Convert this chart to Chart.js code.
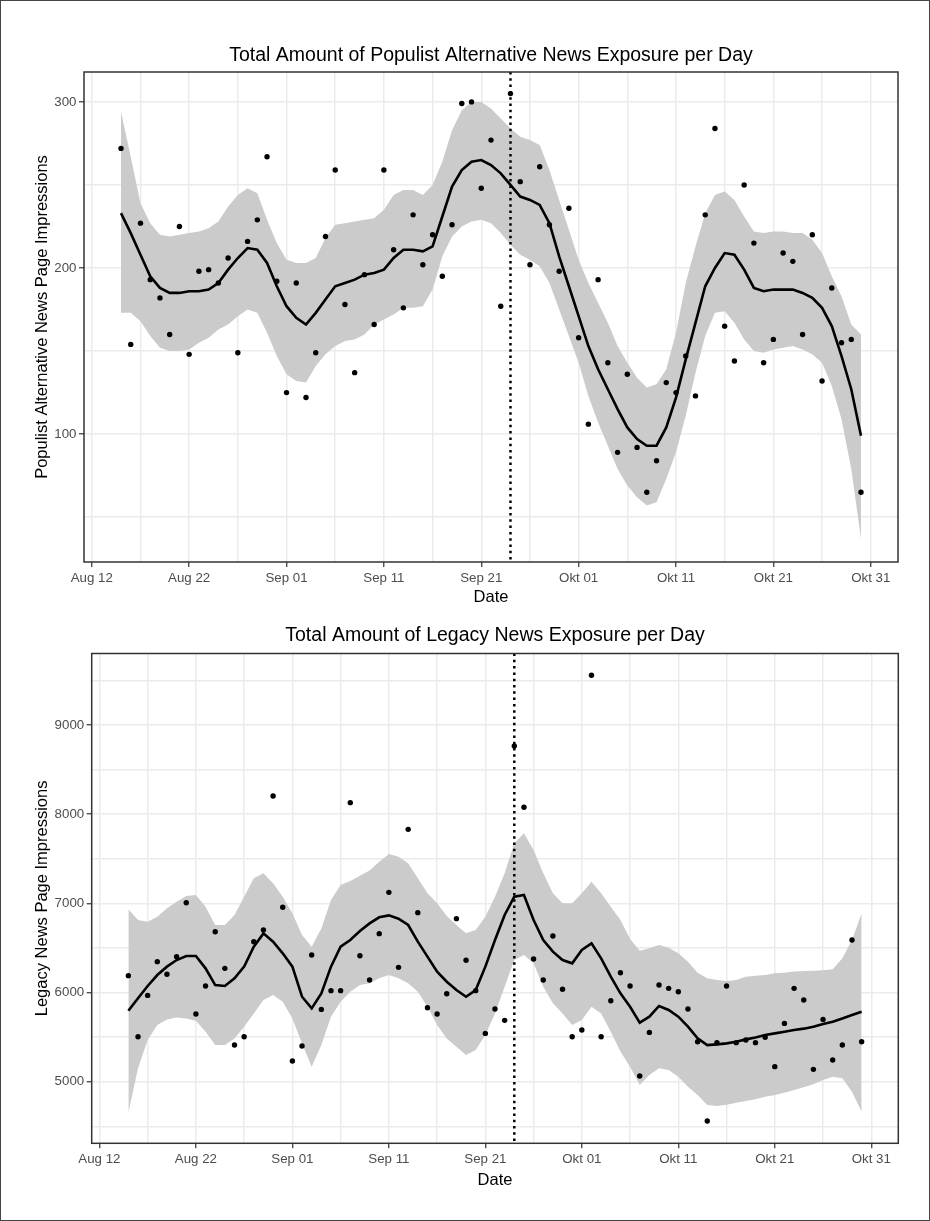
<!DOCTYPE html>
<html>
<head>
<meta charset="utf-8">
<script src="https://cdn.jsdelivr.net/npm/chart.js@4.4.1/dist/chart.umd.min.js"></script>
<style>
  html, body { margin: 0; padding: 0; background: #fff; }
  #page { position: relative; width: 930px; height: 1221px; overflow: hidden; }
  #page canvas { position: absolute; left: 0; }
  #top { top: 0; }
  #bottom { top: 610px; }
  #frame { position: absolute; left: 0; top: 0; width: 930px; height: 1221px; box-sizing: border-box; border: 1px solid #444; pointer-events: none; }
</style>
</head>
<body>
<div id="page">
  <canvas id="top" width="930" height="610"></canvas>
  <canvas id="bottom" width="930" height="611"></canvas>
  <div id="frame"></div>
</div>
<script>
// x = days since Aug 12; one observation per day from Aug 15 (day 3) to Oct 30 (day 79)
const firstDay = 3;
const eventDay = 43; // Sep 24, dotted line

const dateTickDays = [0, 10, 20, 30, 40, 50, 60, 70, 80];
const dateTickLabels = ['Aug 12', 'Aug 22', 'Sep 01', 'Sep 11', 'Sep 21', 'Okt 01', 'Okt 11', 'Okt 21', 'Okt 31'];
const dateGridDays = [0, 5, 10, 15, 20, 25, 30, 35, 40, 45, 50, 55, 60, 65, 70, 75, 80];

// populist alternative news
const populistTicks = [100, 200, 300];
const populistGrid = [50, 100, 150, 200, 250, 300];
const populistPoints = [
  272, 154, 227, 193, 182, 160, 225, 148, 198, 199,
  191, 206, 149, 216, 229, 267, 192, 125, 191, 122,
  149, 219, 259, 178, 137, 196, 166, 259, 211, 176,
  232, 202, 220, 195, 226, 299, 300, 248, 277, 177,
  305, 252, 202, 261, 226, 198, 236, 158, 106, 193,
  143, 89, 136, 92, 65, 84, 131, 125, 147, 123,
  232, 284, 165, 144, 250, 215, 143, 157, 209, 204,
  160, 220, 132, 188, 155, 157, 65
];
const populistFit = [
  233, 221, 208, 195, 188, 185, 185, 186, 186, 187,
  191, 199, 206, 212, 211, 203, 189, 177, 170, 166,
  173, 181, 189, 191, 193, 196, 197, 199, 206, 211,
  211, 210, 213, 231, 249, 259, 264, 265, 262, 257,
  250, 243, 241, 238, 227, 207, 189, 171, 153, 139,
  127, 115, 104, 97, 93, 93, 104, 122, 145, 167,
  189, 200, 209, 208, 199, 188, 186, 187, 187, 187,
  185, 182, 176, 165, 147, 127, 99
];
const populistUpper = [
  294, 267, 239, 227, 220, 219, 220, 221, 222, 224,
  228, 237, 244, 248, 245, 229, 215, 205, 203, 203,
  206, 218, 226, 227, 228, 229, 230, 235, 244, 247,
  247, 244, 250, 264, 283, 295, 300, 300, 296, 290,
  284, 279, 277, 274, 259, 241, 223, 205, 191, 179,
  167, 153, 143, 134, 128, 130, 139, 161, 191, 213,
  233, 244, 246, 241, 231, 222, 221, 222, 222, 221,
  221, 217, 209, 195, 183, 166, 160
];
const populistLower = [
  173, 173, 168, 159, 152, 150, 150, 151, 155, 158,
  163, 166, 171, 175, 173, 161, 147, 136, 132, 131,
  141, 148, 153, 156, 157, 160, 166, 169, 172, 176,
  176, 177, 187, 207, 219, 225, 228, 229, 227, 221,
  214, 208, 205, 201, 191, 175, 159, 143, 123, 107,
  93, 79, 69, 62, 57, 59, 73, 89, 111, 137,
  159, 173, 174, 167, 157, 150, 149, 151, 152, 153,
  151, 148, 143, 129, 109, 79, 37
];

// legacy news
const legacyTicks = [5000, 6000, 7000, 8000, 9000];
const legacyGrid = [4500, 5000, 5500, 6000, 6500, 7000, 7500, 8000, 8500, 9000, 9500];
const legacyPoints = [
  6190, 5506, 5969, 6347, 6205, 6403, 7008, 5760, 6074, 6683,
  6272, 5412, 5506, 6571, 6702, 8204, 6956, 5233, 5401, 6421,
  5812, 6022, 6022, 8129, 6414, 6141, 6661, 7124, 6283, 7830,
  6896, 5831, 5760, 5988, 6829, 6362, 6022, 5543, 5816, 5689,
  8765, 8077, 6377, 6141, 6634, 6037, 5506, 5581, 9557, 5506,
  5909, 6223, 6074, 5065, 5554, 6085, 6048, 6010, 5816, 5450,
  4561, 5439, 6074, 5439, 5469, 5439, 5500, 5170, 5655, 6048,
  5917, 5140, 5700, 5244, 5412, 6590, 5450
];
const legacyFit = [
  5797, 5936, 6074, 6197, 6291, 6365, 6410, 6410, 6272, 6085,
  6074, 6160, 6291, 6515, 6664, 6571, 6440, 6291, 5954, 5823,
  5992, 6291, 6515, 6590, 6690, 6776, 6844, 6866, 6829, 6758,
  6571, 6403, 6235, 6122, 6029, 5954, 6029, 6291, 6590, 6870,
  7075, 7094, 6814, 6590, 6459, 6365, 6328, 6478, 6552, 6384,
  6179, 5992, 5842, 5663, 5730, 5850, 5805, 5730, 5618, 5487,
  5412, 5420, 5431, 5450, 5476, 5498, 5525, 5543, 5562, 5581,
  5596, 5618, 5648, 5674, 5711, 5749, 5786
];
const legacyUpper = [
  6933, 6814, 6795, 6851, 6945, 7019, 7083, 7094, 6963, 6758,
  6758, 6870, 7075, 7281, 7337, 7225, 7075, 6889, 6646, 6515,
  6720, 7038, 7206, 7250, 7310, 7370, 7468, 7554, 7524, 7449,
  7281, 7113, 7001, 6859, 6758, 6665, 6702, 6851, 7075, 7337,
  7673, 7785, 7599, 7337, 7113, 7001, 7001, 7113, 7244, 7113,
  6963, 6814, 6600, 6470, 6496, 6534, 6504, 6440, 6347, 6223,
  6160, 6141, 6130, 6141, 6179, 6190, 6197, 6216, 6223, 6238,
  6242, 6246, 6250, 6261, 6384, 6590, 6889
];
const legacyLower = [
  4654, 5151, 5468, 5637, 5700, 5722, 5711, 5685, 5562, 5412,
  5412, 5487, 5618, 5767, 5917, 5973, 5898, 5711, 5431, 5169,
  5412, 5730, 5898, 6010, 6085, 6104, 6160, 6197, 6160, 6104,
  6010, 5842, 5637, 5487, 5394, 5300, 5356, 5525, 5767, 6066,
  6365, 6421, 6328, 6066, 5880, 5767, 5637, 5693, 5842, 5767,
  5560, 5340, 5170, 4964, 5077, 5151, 5133, 5058, 4946, 4852,
  4740, 4729, 4744, 4766, 4785, 4804, 4834, 4852, 4878, 4908,
  4938, 4972, 5020, 5058, 5039, 4890, 4665
];

Chart.defaults.font.family = "'Liberation Sans', Arial, sans-serif";
Chart.defaults.color = '#4d4d4d';

const series = values => values.map((v, i) => ({ x: firstDay + i, y: v }));

// dotted event line + panel border
const panelExtras = {
  id: 'panelExtras',
  afterDatasetsDraw(chart) {
    const { ctx, chartArea: a, scales: { x } } = chart;
    const ex = x.getPixelForValue(eventDay);
    ctx.save();
    ctx.strokeStyle = '#000';
    ctx.lineWidth = 2.5;
    ctx.setLineDash([2.5, 3.8]);
    ctx.beginPath();
    ctx.moveTo(ex, a.top);
    ctx.lineTo(ex, a.bottom);
    ctx.stroke();
    ctx.setLineDash([]);
    ctx.strokeStyle = '#333';
    ctx.lineWidth = 1.5;
    ctx.strokeRect(a.left, a.top, a.right - a.left, a.bottom - a.top);
    ctx.restore();
  }
};

function makeChart(id, o) {
  return new Chart(document.getElementById(id), {
    type: 'line',
    data: {
      datasets: [
        { data: series(o.fit), borderColor: '#000', borderWidth: 2.6, pointRadius: 0, tension: 0, order: 0 },
        { data: series(o.points), showLine: false, pointRadius: 2.7, pointBackgroundColor: '#000', pointBorderWidth: 0, order: 1 },
        { data: series(o.upper), borderColor: 'rgba(0,0,0,0)', borderWidth: 0, pointRadius: 0, fill: '+1', backgroundColor: '#cbcbcb', order: 2 },
        { data: series(o.lower), borderColor: 'rgba(0,0,0,0)', borderWidth: 0, pointRadius: 0, fill: false, order: 3 }
      ]
    },
    options: {
      responsive: false,
      animation: false,
      devicePixelRatio: 1,
      layout: { padding: { left: 0, right: o.padRight, top: 0, bottom: 0 } },
      plugins: {
        legend: { display: false },
        tooltip: { enabled: false },
        title: {
          display: true, text: o.title, color: '#000', fullSize: false,
          font: { size: 19.5, weight: 'normal' }, padding: o.titlePad
        }
      },
      scales: {
        x: {
          type: 'linear', min: -0.8, max: 82.8,
          afterBuildTicks: axis => { axis.ticks = dateGridDays.map(v => ({ value: v })); },
          afterFit: axis => { axis.height = o.xAxisHeight; },
          border: { display: false },
          grid: {
            color: '#ebebeb', lineWidth: 1.5, tickLength: 5, tickWidth: 1.2,
            tickColor: c => (c.tick && dateTickDays.includes(c.tick.value)) ? '#333' : 'rgba(0,0,0,0)'
          },
          ticks: {
            autoSkip: false, maxRotation: 0, minRotation: 0, padding: 3,
            font: { size: 13.3 }, color: '#4d4d4d',
            callback: v => { const i = dateTickDays.indexOf(v); return i < 0 ? '' : dateTickLabels[i]; }
          },
          title: { display: true, text: 'Date', color: '#000', font: { size: 16.5 }, padding: { top: 0, bottom: o.xTitlePad } }
        },
        y: {
          type: 'linear', min: o.yMin, max: o.yMax,
          afterBuildTicks: axis => { axis.ticks = o.yGrid.map(v => ({ value: v })); },
          afterFit: axis => { axis.width = o.yAxisWidth; },
          border: { display: false },
          grid: {
            color: '#ebebeb', lineWidth: 1.5, tickLength: 5, tickWidth: 1.2,
            tickColor: c => (c.tick && o.yTicks.includes(c.tick.value)) ? '#333' : 'rgba(0,0,0,0)'
          },
          ticks: {
            autoSkip: false, padding: 2.5, font: { size: 13.3 }, color: '#4d4d4d',
            callback: v => o.yTicks.includes(v) ? String(v) : ''
          },
          title: { display: true, text: o.yTitle, color: '#000', font: { size: 16.5 }, padding: { top: 33, bottom: 0 } }
        }
      }
    },
    plugins: [panelExtras]
  });
}

makeChart('top', {
  title: 'Total Amount of Populist Alternative News Exposure per Day',
  yTitle: 'Populist Alternative News Page Impressions',
  points: populistPoints, fit: populistFit, upper: populistUpper, lower: populistLower,
  yMin: 23, yMax: 318, yGrid: populistGrid, yTicks: populistTicks,
  yAxisWidth: 84, xAxisHeight: 48, xTitlePad: 3, padRight: 32,
  titlePad: { top: 44.3, bottom: 4.3 }
});

makeChart('bottom', {
  title: 'Total Amount of Legacy News Exposure per Day',
  yTitle: 'Legacy News Page Impressions',
  points: legacyPoints, fit: legacyFit, upper: legacyUpper, lower: legacyLower,
  yMin: 4311, yMax: 9801, yGrid: legacyGrid, yTicks: legacyTicks,
  yAxisWidth: 91.7, xAxisHeight: 77.7, xTitlePad: 31.1, padRight: 31.7,
  titlePad: { top: 14.3, bottom: 5.8 }
});
</script>
</body>
</html>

★ ★ ★

Given problem:
Go from the first line of the data above to the line containing "70, 75, 80];" and retype exactly those lines, both included, but none of the pictures.

Correct answer:
Convert this chart to Chart.js code.
<!DOCTYPE html>
<html>
<head>
<meta charset="utf-8">
<script src="https://cdn.jsdelivr.net/npm/chart.js@4.4.1/dist/chart.umd.min.js"></script>
<style>
  html, body { margin: 0; padding: 0; background: #fff; }
  #page { position: relative; width: 930px; height: 1221px; overflow: hidden; }
  #page canvas { position: absolute; left: 0; }
  #top { top: 0; }
  #bottom { top: 610px; }
  #frame { position: absolute; left: 0; top: 0; width: 930px; height: 1221px; box-sizing: border-box; border: 1px solid #444; pointer-events: none; }
</style>
</head>
<body>
<div id="page">
  <canvas id="top" width="930" height="610"></canvas>
  <canvas id="bottom" width="930" height="611"></canvas>
  <div id="frame"></div>
</div>
<script>
// x = days since Aug 12; one observation per day from Aug 15 (day 3) to Oct 30 (day 79)
const firstDay = 3;
const eventDay = 43; // Sep 24, dotted line

const dateTickDays = [0, 10, 20, 30, 40, 50, 60, 70, 80];
const dateTickLabels = ['Aug 12', 'Aug 22', 'Sep 01', 'Sep 11', 'Sep 21', 'Okt 01', 'Okt 11', 'Okt 21', 'Okt 31'];
const dateGridDays = [0, 5, 10, 15, 20, 25, 30, 35, 40, 45, 50, 55, 60, 65, 70, 75, 80];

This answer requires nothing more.